I read voraciously as a child, but it was only a few months ago that I finally got around to reading The Hitchhiker’s Guide to the Galaxy, primarily because my brother really liked that series and at that time in my life anything my brother liked was automatically super lame in my books. (I have since come around, and I quite like a lot of things that he also likes, including nanoparticles, his girlfriend, and the notebooks, bits of fun paper, and dessert-shaped erasers he brings back for me from his world travels.) Anyway, I had had enough of my literate friends haranguing me thrice-weekly with loud exclamations of “You’ve NEVER READ the Hitchhiker BOOKS?!” so I set out on a mission to read the whole series.
I enjoyed the books a lot, because they’re funny and clever and witty in that dry, British way. There’s also something bittersweet about discovering a style of writing you really love long after the author has died, because you can’t truly enjoy it because you’re always aware in the back of your mind that after these books are over, that’s it, there aren’t any more (at least until someone comes along who is arrogant enough to write a new book to go along with what is already a beloved series of books, and that arrogant person somehow gets the blessing of the writer’s estate … but I suppose that’s a whole other issue for a whole other blog post) but you also feel like you really should savour it, for exactly the same reason.
One of the bits I loved most in one of the Hitchhiker books was the character of Wonko The Sane, who decides at one point (after seeing instructions on a package of toothpicks that outline how to USE the toothpicks) that every single other person on the planet has gone completely insane, and proceeds to build an insane asylum for all the crazy people. The gag is that the INSIDE of the “asylum” as it were is everything OUTSIDE his house in California, where he lives with his wife and which he refers to as The Outside of the Asylum. It’s a little bit complicated, spatially, but I think he’s a great character because who doesn’t have days where they feel like poor old Wonko, where you feel like nobody else is making any sense WHATSOEVER.

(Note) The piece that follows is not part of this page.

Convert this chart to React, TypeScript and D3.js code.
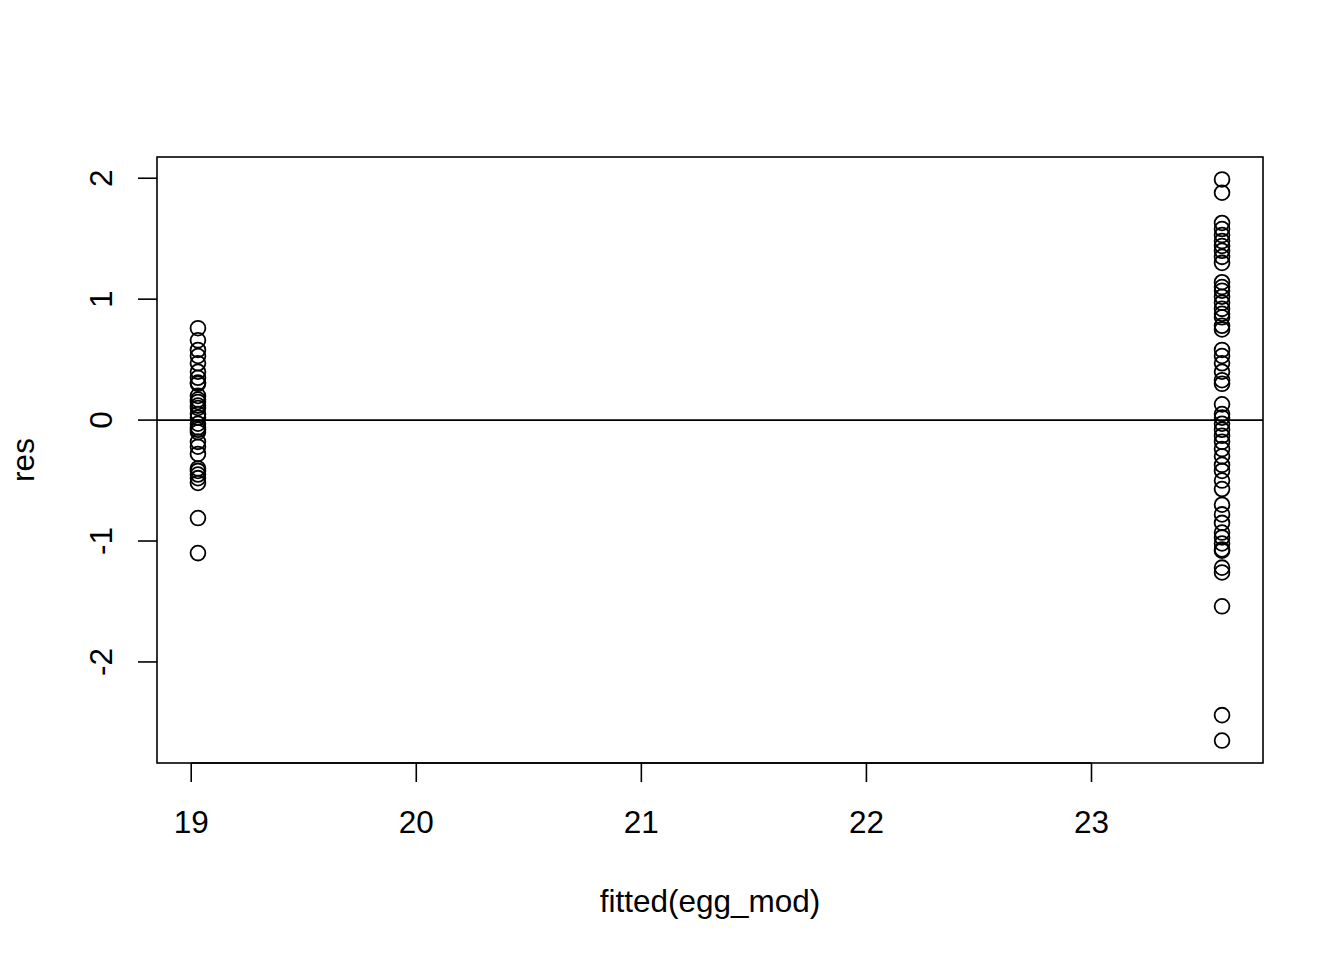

I’ll admit to having one of those days today. I certainly don’t claim to have it all figured out in my own life, but every once in a while there is a period of a few hours where it seems perfectly clear what is wrong in everybody ELSE’S life, and I become convinced that not only is everyone just plain doing it wrong, if only they would listen to ME, their situations would improve immensely and they’d be so overjoyed they’d bake me a cake and throw me a parade, but more like a parade FOR me, rather than one FEATURING me, because the idea of being featured in a parade makes me clammy with terror. I don’t know where this feeling comes from (the certainty that everyone else is crazy, not the clamminess) and it never lasts long enough for me to quite get around to setting up my five cent psychiatric consultation service a la Lucy from Charlie Brown, but I swear during these moments that if I had beach-front property in California (or anywhere in the world, for that matter) I’m not sure I’d be able to resist the urge to wash my hands of the world and retreat to my sanctuary away from all the crazy people.